Doris Lessing's "An Old Woman and Her Cat" provides a moving fictional entrée into the world of society's dispossessed. This short story details the struggles of two unwanted creatures, an aged gypsy, ignored by her surviving relatives, and her adopted alley cat, trying to cope with the daily struggles of life on the streets of London. When the woman becomes ill with pneumonia, she takes refuge in a dilapidated, condemned house. She feeds on pigeons, caught by her cat, which she roasts on rotting floorboards, until she succumbs to a lonely, isolated death from pneumonia. There are many reasons behind the woman's progression from the disordered thinking associated with mild dementia, to stubbornness and an unwillingness to accept solutions proffered by social service agencies -- as when, for instance, she refuses housing because no pets are allowed in the building. Readers may be incredulous that the woman would rather starve to death in a hovel than accept charity but will undoubtedly appreciate her pride in not wanting to accept handouts, her desire for independence, and her loyalty to the pet who has been her only solace in a world where the human beings she encounters ignore or even scorn her. Readers should gain a greater appreciation of the survival skills necessitated by a life on the streets and come to appreciate why the homeless have lower rates of preventive care and medication compliance and are more likely to visit emergency rooms for their primary care.[3]


Grace Paley's "An Interest in Life" is a single mother's somewhat tongue-in-cheek story of searching for companionship, trying to raise her children, and navigating through the often-illogical vagaries of the welfare system after her husband leaves her. Readers will hopefully appreciate the difficulties the mother faces and confront some of society's (and their own) stereotypes about "welfare mothers." They may struggle with whether or not to sympathize with the woman, who, despite being taken advantage of by her ex-husband and a friend, continues to turn to them for emotional support and even sexual solace.

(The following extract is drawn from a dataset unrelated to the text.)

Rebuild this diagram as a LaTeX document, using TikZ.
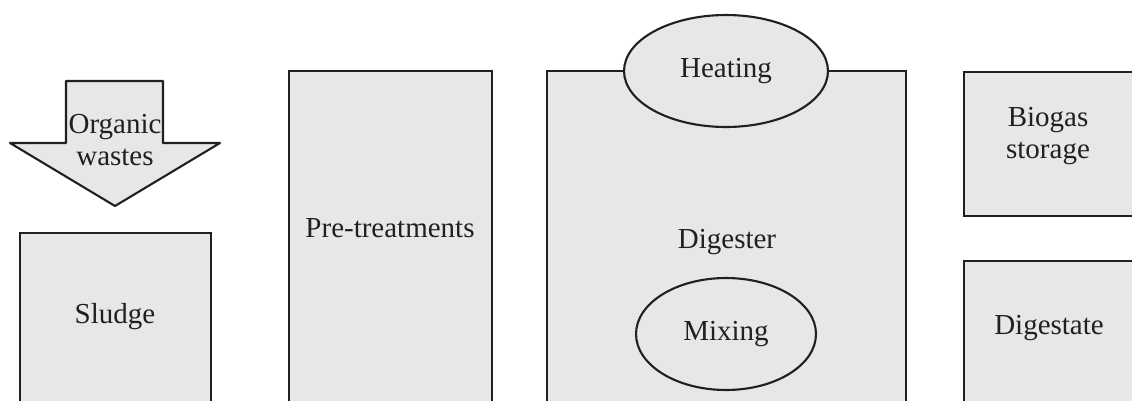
\documentclass[tikz,border=0pt]{standalone}
\usepackage{fontspec}
\setmainfont{Liberation Serif}
\usetikzlibrary{shapes.geometric}
\definecolor{boxgray}{HTML}{E6E7E8}
\definecolor{linedark}{HTML}{231F20}
\tikzset{
  unit/.style={draw=linedark, fill=boxgray, line width=1.2pt, inner sep=0pt},
  tank/.style={unit, rectangle},
  bubble/.style={unit, ellipse},
  tag/.style={font=\fontsize{16.5}{19}\selectfont, text=linedark, align=center}
}
\begin{document}
\begin{tikzpicture}[x=0.02cm, y=-0.02cm]
  \useasboundingbox (0,0) rectangle (1132,400);
  \clip (0,0) rectangle (1132,400);

  % input arrow
  \draw[unit, line join=round] (66,81) -- (163,81) -- (163,143) -- (220,143) -- (115,206)
    -- (10,143) -- (66,143) -- cycle;
  \node[tag] (organic) at (115,140) {Organic\\[-1pt]wastes};

  % boxes
  \node[tank, minimum width=3.82cm, minimum height=3.54cm] (sludge) at (115.5,321.5) {};
  \node[tag] (sludgetxt) at (115,317) {Sludge};

  \node[tank, minimum width=4.06cm, minimum height=6.78cm] (pretreat) at (390.5,240.5) {};
  \node[tag] (pretxt) at (390,228) {Pre-treatments};

  \node[tank, minimum width=7.18cm, minimum height=6.78cm] (digester) at (726.5,240.5) {};
  \node[tag] (digtxt) at (727,242) {Digester};

  \node[bubble, minimum width=4.08cm, minimum height=2.24cm] (heating) at (726,71) {};
  \node[tag] (heattxt) at (heating.center) {Heating};
  \node[bubble, minimum width=3.6cm, minimum height=2.24cm] (mixing) at (726,334) {};
  \node[tag] (mixtxt) at (mixing.center) {Mixing};

  \node[tank, minimum width=3.52cm, minimum height=2.88cm] (biogas) at (1052,144) {};
  \node[tag] (biotxt) at (1048,136) {Biogas\\[-1pt]storage};

  \node[tank, minimum width=3.52cm, minimum height=2.98cm] (digestate) at (1052,335.5) {};
  \node[tag] (digstxt) at (1049,328) {Digestate};
\end{tikzpicture}
\end{document}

"The Sky is Gray" is Ernest J. Gaines' tale of a poor, single, African-American farm mother trying to obtain dental care for her ill child. Readers will sympathize with the boy, who stoically hides his pain in order to save his mother money, and can share in their struggle to overcome both overt and subtle racism. Regrettably, as many studies have confirmed, the 2-tiered medical system portrayed in the story still exists, with disparities in access to care, timely diagnosis, treatment, and morbidity and mortality, based on both race and social class. De facto segregation of healthcare continues to exist due to socioeconomic differences in access to care and the diminishing funding for inner-city public hospitals, despite the fact that suburban facilities have an excess of MRI scanners and other high technology equipment. Even academic medical centers have begun to abandon their historic mission to serve the poor, instead entering into economic agreements with corporate polluters (Donohoe MT. GE – Bringing Bad Things to Life: The Unholy Alliance between General Electric Medical Systems and New York-Presbyterian Hospital; submitted to Left Turn Magazine, December 2004) and opening profitable luxury primary care, or executive health, clinics for the well-to-do.[28,29] Gaines' tale challenges us to examine our own roles in both perpetuating and responding to the injustices of the US healthcare system. For those interested in a historic comparison regarding the care of the poor, I suggest "How the Poor Die,"[30] George Orwell's timeless essay describing the abysmal conditions in certain public hospitals.